I am falling down the corridors of cyber-information with delight. Several months ago I "discovered" the number of classical performances on You-tube, last night all sorts of sources for music ranging from Fado to Sean-nos. This almost makes up for a huge record collection jettisoned during a divorce. The You-tube phenomena is interesting for the great music available, as well as the sometimes imbecilic commentary which accompanies it. Thanks to a site called Tru-crypt I have been able to acquaint myself with Soviet-period pianists of the Russian school about whom I had only heard before. Pianists have their geneology--what Lincoln Kirstein used to call in ballet the "apostolic succession". Some of these studied with Tchaikovsky's friend, the great Anton Rubinstein. And one, Vladimir Sofrinitsky, was the son in law of Scriabin. Scriabin wanted his later works to be accompanied by light shows and the burning of incense-- psychedelia avant la lettre--and hoped that he could hang bells from the sky. Such were the aspirations of the pre-Bolshevic theosophists.
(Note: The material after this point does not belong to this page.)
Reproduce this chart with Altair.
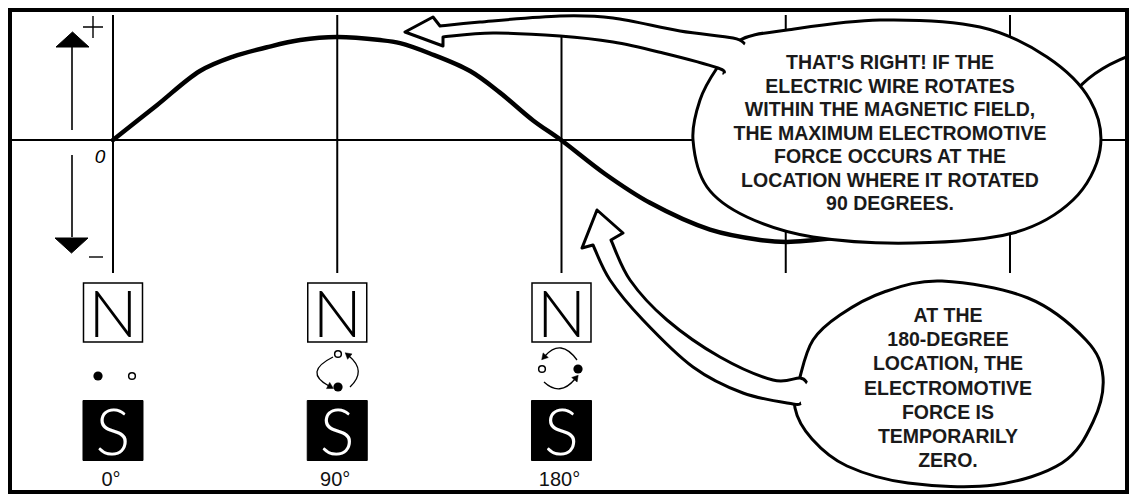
import altair as alt
import pandas as pd

# ---------------- values ----------------
rotation_deg = [0, 17.5, 34.9, 48.2, 61.8, 75.1, 89.9, 107.2, 115.2, 127.2, 143.3,
                155.3, 168.6, 179.8, 197.5, 215.5, 239.6, 259.7, 270.5, 290.0]
emf_value = [0, 0.335, 0.67, 0.81, 0.90, 0.97, 1.00, 0.97, 0.94, 0.84, 0.67,
             0.46, 0.19, 0.0, -0.33, -0.61, -0.87, -0.97, -0.99, -0.95]
grid_deg = [0, 90, 180, 270, 360]
magnet_deg = [0, 90, 180]
magnet_labels = ["0°", "90°", "180°"]
north_letters = ["N", "N", "N"]
south_letters = ["S", "S", "S"]
bubble1_lines = ["THAT'S RIGHT! IF THE", "ELECTRIC WIRE ROTATES",
                 "WITHIN THE MAGNETIC FIELD,", "THE MAXIMUM ELECTROMOTIVE",
                 "FORCE OCCURS AT THE", "LOCATION WHERE IT ROTATED",
                 "90 DEGREES."]
bubble2_lines = ["AT THE", "180-DEGREE", "LOCATION, THE", "ELECTROMOTIVE",
                 "FORCE IS", "TEMPORARILY", "ZERO."]

# ---------------- scales / layout ----------------
W, H = 1121, 486
X0, X1 = -42.14, 407.76
Y0, Y1 = -3.437, 1.2816
KX = W / (X1 - X0)
KY = H / (Y1 - Y0)


def at(px, py):
    return X0 + (px - 8) / KX, Y1 - (py - 8) / KY


def page(x, y):
    return 8 + (x - X0) * KX, 8 + (Y1 - y) * KY


xs = alt.Scale(domain=[X0, X1], nice=False, zero=False)
ys = alt.Scale(domain=[Y0, Y1], nice=False, zero=False)


def X(f="x"):
    return alt.X(f, type="quantitative", scale=xs, axis=None)


def Y(f="y"):
    return alt.Y(f, type="quantitative", scale=ys, axis=None)


def fmt(p):
    return f"{p[0]:.1f},{p[1]:.1f}"


def smooth(pts, closed=False):
    n = len(pts)
    segs = []
    rng = range(n) if closed else range(n - 1)
    for i in rng:
        p0 = pts[(i - 1) % n] if (closed or i > 0) else pts[i]
        p1 = pts[i]
        p2 = pts[(i + 1) % n]
        p3 = pts[(i + 2) % n] if (closed or i + 2 < n) else p2
        c1 = (p1[0] + (p2[0] - p0[0]) / 6, p1[1] + (p2[1] - p0[1]) / 6)
        c2 = (p2[0] - (p3[0] - p1[0]) / 6, p2[1] - (p3[1] - p1[1]) / 6)
        segs.append(f"C{fmt(c1)} {fmt(c2)} {fmt(p2)}")
    return segs


def rel(pts, anchor):
    ax, ay = page(*anchor)
    return [(p[0] - ax, p[1] - ay) for p in pts]


def closed_shape(pts, anchor):
    r = rel(pts, anchor)
    return "M" + fmt(r[0]) + "".join(smooth(r, closed=True)) + "Z"


def tail_shape(parts, anchor):
    d = ""
    for kind, pts in parts:
        r = rel(pts, anchor)
        d += ("M" if not d else "L") + fmt(r[0])
        if kind == "s":
            d += "".join(smooth(r))
        else:
            d += "".join("L" + fmt(p) for p in r[1:])
    return d


# ---------------- base layers ----------------
hline = alt.Chart(pd.DataFrame({"y": [0]})).mark_rule(
    color="black", strokeWidth=2).encode(y=Y())

gtop, gbot = at(0, 15)[1], at(0, 273)[1]
vgrid = alt.Chart(pd.DataFrame({"x": grid_deg, "y": [gtop] * 5, "y2": [gbot] * 5})
                  ).mark_rule(color="black", strokeWidth=2).encode(
    x=X(), y=Y(), y2="y2")

curve = alt.Chart(pd.DataFrame({"x": rotation_deg, "y": emf_value})).mark_line(
    color="black", strokeWidth=4.5, interpolate="catmull-rom",
    strokeCap="round", strokeJoin="round").encode(x=X(), y=Y())

# y-axis direction arrows
ax_x = at(72, 0)[0]
shafts = alt.Chart(pd.DataFrame({
    "x": [ax_x, ax_x], "y": [at(0, 130)[1], at(0, 155)[1]],
    "y2": [at(0, 47)[1], at(0, 237)[1]]})).mark_rule(
    color="black", strokeWidth=1.6).encode(x=X(), y=Y(), y2="y2")

heads = pd.DataFrame({
    "x": [at(72.5, 0)[0], at(71.5, 0)[0]],
    "y": [at(0, 40)[1], at(0, 245)[1]],
    "shape": ["M0,-8L16.5,7L-16.5,7Z", "M0,8L16.5,-7L-16.5,-7Z"]})
arrow_heads = alt.Chart(heads).mark_point(
    size=4, filled=True, fill="black", stroke="black", strokeWidth=1,
    opacity=1).encode(x=X(), y=Y(), shape=alt.Shape("shape:N", scale=None))

signs = pd.DataFrame({
    "x": [at(93, 0)[0], at(96, 0)[0]],
    "y": [at(0, 27)[1], at(0, 257)[1]],
    "shape": ["M-10,0L10,0M0,-11L0,11", "M-7,0L7,0"]})
sign_marks = alt.Chart(signs).mark_point(
    size=4, filled=False, stroke="black", strokeWidth=1.4, opacity=1
).encode(x=X(), y=Y(), shape=alt.Shape("shape:N", scale=None))

zx, zy = at(100, 157)
zero_txt = alt.Chart(pd.DataFrame({"x": [zx], "y": [zy], "t": ["0"]})).mark_text(
    font="Liberation Sans", fontStyle="italic", fontSize=19, baseline="middle",
    color="black").encode(x=X(), y=Y(), text="t:N")

# ---------------- magnets ----------------
ny = at(0, 312.5)[1]
sy = at(0, 430.5)[1]
mag = pd.DataFrame({"x": magnet_deg, "ny": [ny] * 3, "sy": [sy] * 3,
                    "N": north_letters, "S": south_letters,
                    "lab": magnet_labels, "ly": [at(0, 480)[1]] * 3})
nbox = alt.Chart(mag).mark_point(
    shape="square", size=59 ** 2, filled=True, fill="white", stroke="black",
    strokeWidth=1.5, opacity=1).encode(x=X(), y=Y("ny"))
sbox = alt.Chart(mag).mark_point(
    shape="square", size=60 ** 2, filled=True, fill="black", stroke="black",
    strokeWidth=1, opacity=1).encode(x=X(), y=Y("sy"))
ntxt = alt.Chart(mag).mark_text(
    font="Lato", fontWeight=300, fontSize=65, baseline="alphabetic", dy=24,
    color="black").encode(x=X(), y=Y("ny"), text="N:N")
stxt = alt.Chart(mag).mark_text(
    font="Lato", fontWeight=300, fontSize=65, baseline="alphabetic", dy=24,
    color="white").encode(x=X(), y=Y("sy"), text="S:N")
labs = alt.Chart(mag).mark_text(
    font="Liberation Sans", fontSize=20, baseline="middle", dx=-2,
    color="#111").encode(x=X(), y=Y("ly"), text="lab:N")

# conductor dots
filled_pts = [at(98, 376), at(338, 387), at(578, 369)]
open_pts = [at(132, 376), at(338, 354), at(542, 369)]
dots_f = alt.Chart(pd.DataFrame({"x": [p[0] for p in filled_pts],
                                 "y": [p[1] for p in filled_pts]})).mark_point(
    shape="circle", size=85, filled=True, fill="black", opacity=1
).encode(x=X(), y=Y())
dots_o = alt.Chart(pd.DataFrame({"x": [p[0] for p in open_pts],
                                 "y": [p[1] for p in open_pts]})).mark_point(
    shape="circle", size=45, filled=True, fill="white", stroke="black",
    strokeWidth=1.5, opacity=1).encode(x=X(), y=Y())

rot_anchor = [at(338, 371), at(560, 369)]
rot = pd.DataFrame({
    "x": [p[0] for p in rot_anchor], "y": [p[1] for p in rot_anchor],
    "arc": ["M-5,-14Q-35,1 -9,15M12,16Q29,0 11,-15",
            "M17,-9Q1,-31 -15,-13M-16,13Q0,28 15,10"],
    "head": ["M-4.6,17.4L-11.5,17.6L-8.3,11.4ZM7.2,-18.2L14,-17.1L9.6,-11.7Z",
             "M-18.3,-9.3L-11.7,-11.5L-16.9,-16.1ZM18.2,6.2L17.1,13L11.7,8.5Z"]})
rot_arcs = alt.Chart(rot).mark_point(
    size=4, filled=False, stroke="black", strokeWidth=1.3, opacity=1
).encode(x=X(), y=Y(), shape=alt.Shape("arc:N", scale=None))
rot_heads = alt.Chart(rot).mark_point(
    size=4, filled=True, fill="black", stroke="black", strokeWidth=0.5,
    opacity=1).encode(x=X(), y=Y(), shape=alt.Shape("head:N", scale=None))

# ---------------- speech bubbles ----------------
a_part = at(1100, 80)
part_arc = alt.Chart(pd.DataFrame({"x": [a_part[0]], "y": [a_part[1]]})).mark_point(
    size=4, filled=False, stroke="black", strokeWidth=3, opacity=1,
    shape="M" + fmt(rel([(1072, 96)], a_part)[0]) + "Q" +
          fmt(rel([(1092, 68)], a_part)[0]) + " " +
          fmt(rel([(1140, 52)], a_part)[0])
).encode(x=X(), y=Y())

b1_anchor = at(895, 130)
b1_body = [(740, 40), (787, 30), (880, 20), (980, 27), (1047, 57), (1090, 100),
           (1100, 150), (1073, 200), (1013, 233), (913, 243), (813, 237),
           (747, 217), (707, 187), (693, 140), (700, 100), (717, 68)]
b1_tail = [("s", [(745, 44), (733, 38), (680, 31), (613, 18), (560, 16),
                  (480, 22), (440, 26)]),
           ("l", [(433, 17), (405, 32), (443, 46), (443, 37)]),
           ("s", [(443, 37), (493, 33), (560, 36), (613, 42), (663, 53),
                  (718, 68), (724, 74)])]
b2_anchor = at(948, 383)
b2_body = [(800, 377), (813, 340), (840, 315), (884, 292), (942, 281),
           (1028, 298), (1086, 340), (1103, 377), (1093, 422), (1062, 463),
           (994, 485), (908, 483), (847, 466), (812, 439), (795, 408)]
b2_tail = [("s", [(801, 403), (793, 404), (743, 393), (693, 367), (643, 320),
                  (610, 280), (593, 245)]),
           ("l", [(582, 248), (597, 210), (623, 233), (611, 240)]),
           ("s", [(611, 240), (630, 280), (667, 320), (720, 357), (773, 380),
                  (800, 378), (807, 383)])]

bub = pd.DataFrame({
    "x": [b1_anchor[0], b1_anchor[0], b2_anchor[0], b2_anchor[0]],
    "y": [b1_anchor[1], b1_anchor[1], b2_anchor[1], b2_anchor[1]],
    "shape": [closed_shape(b1_body, b1_anchor), tail_shape(b1_tail, b1_anchor),
              closed_shape(b2_body, b2_anchor), tail_shape(b2_tail, b2_anchor)],
    "order": [0, 1, 2, 3]})
bubbles = alt.Chart(bub).mark_point(
    size=4, filled=True, fill="white", stroke="black", strokeWidth=3,
    strokeJoin="round", opacity=1).encode(
    x=X(), y=Y(), shape=alt.Shape("shape:N", scale=None),
    order=alt.Order("order:Q"))

t1x = at(890, 0)[0]
t2x = at(948, 0)[0]
txt = pd.DataFrame({
    "x": [t1x] * len(bubble1_lines) + [t2x] * len(bubble2_lines),
    "y": [at(0, 62 + 23.5 * i)[1] for i in range(len(bubble1_lines))] +
         [at(0, 315 + 24.2 * i)[1] for i in range(len(bubble2_lines))],
    "t": bubble1_lines + bubble2_lines})
texts = alt.Chart(txt).mark_text(
    font="Liberation Sans", fontWeight="bold", fontSize=19.5,
    baseline="middle", dy=1, color="#1a1a1a").encode(x=X(), y=Y(), text="t:N")

chart = alt.layer(
    hline, vgrid, curve, shafts, arrow_heads, sign_marks, zero_txt,
    nbox, sbox, ntxt, stxt, labs, dots_f, dots_o, rot_arcs, rot_heads,
    part_arc, bubbles, texts
).properties(
    width=W, height=H, padding=0, background="white",
    autosize=alt.AutoSizeParams(type="none")
).configure_view(stroke="black", strokeWidth=8)

chart.save("out.html", embed_options={"renderer": "svg", "actions": False})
His perverse, beautiful sonatas, with their air of opium-smoking in the orchid pavilion, have had many distinguished advocates, including Horowitz, Richter, John Ogdon, Askenazi, but the Scriabinisti accord
special status to Sofrinitsky, and in hearing them, I can hear why. He manages to give a human amplitude to what can sometimes seem pathological, special case, like a madhouse made of venetian glass. But it was Sofrinitsky's recording of a very great piece of music, the Chopin op. 60 Barcarolle, which really floored me. This is a work to which Friedrich Nietzchte ascribed transcendent powers. Sofrinitsky's is among the best I have heard. Here,however, is where the fly is found in the ointment, in the comments made. Someone says that the Sofrinitsky blows away Dinu Lipatti's classic account , and someone else says that of the performance of Alfred
Cortot. I listened to both again, and to a performance of Artur Rubinstein's from 1958, and each seemed definitive as I listened, as did an admirable account by Krystian Zimmerman. And each, of course, was subtly different, the Sofrinitsky performance being almost two minutes longer than Dinu Lipatti's account, a minute longer than Rubinsteins, and three quarters of a minute longer than Cortot, as I dazzedly recall. The sound world of each pianist was also quite different--for tonal beauty it would be difficult to match Cortot, the earliest recording, but this impression soon evaporated at different times which each of the others. Completely unnecessary and ungenerous to demote any of these superb performances at the expense of the others, as the Chopin Barcarolle itself is the raison d'etre. In heaven there are many mansions. Which brings me to the imbecilic aspect of comparison here: if a great work has been played for over a century and a half by an array of pianists of the first rank there is room. Time has made room and we can choose different interpretations in different seasons. There is no need to beat excellence down. I have given up on "definitive" performances myself, though like anyone else I have my druthers. Strange but enlightening to hear a Beethoven sonata on a forte-piano. Years ago I would only listen to Bach or Handel if played on a harpsichord. To continue with this dogma, useful in its way, would have deprived me of the Bach and Handel of Andras Schiff, Richter, and Glenn Gould. Each has given me joy, and joy is always in short quantity. Apropos which, one You-tuber said of Gould's Bach that it exploded Sviatslav Richter's. By wicked coincidence, I had just listened to an interview with Glenn Gould in which he described Richter as the greatest musical communicator he had ever heard.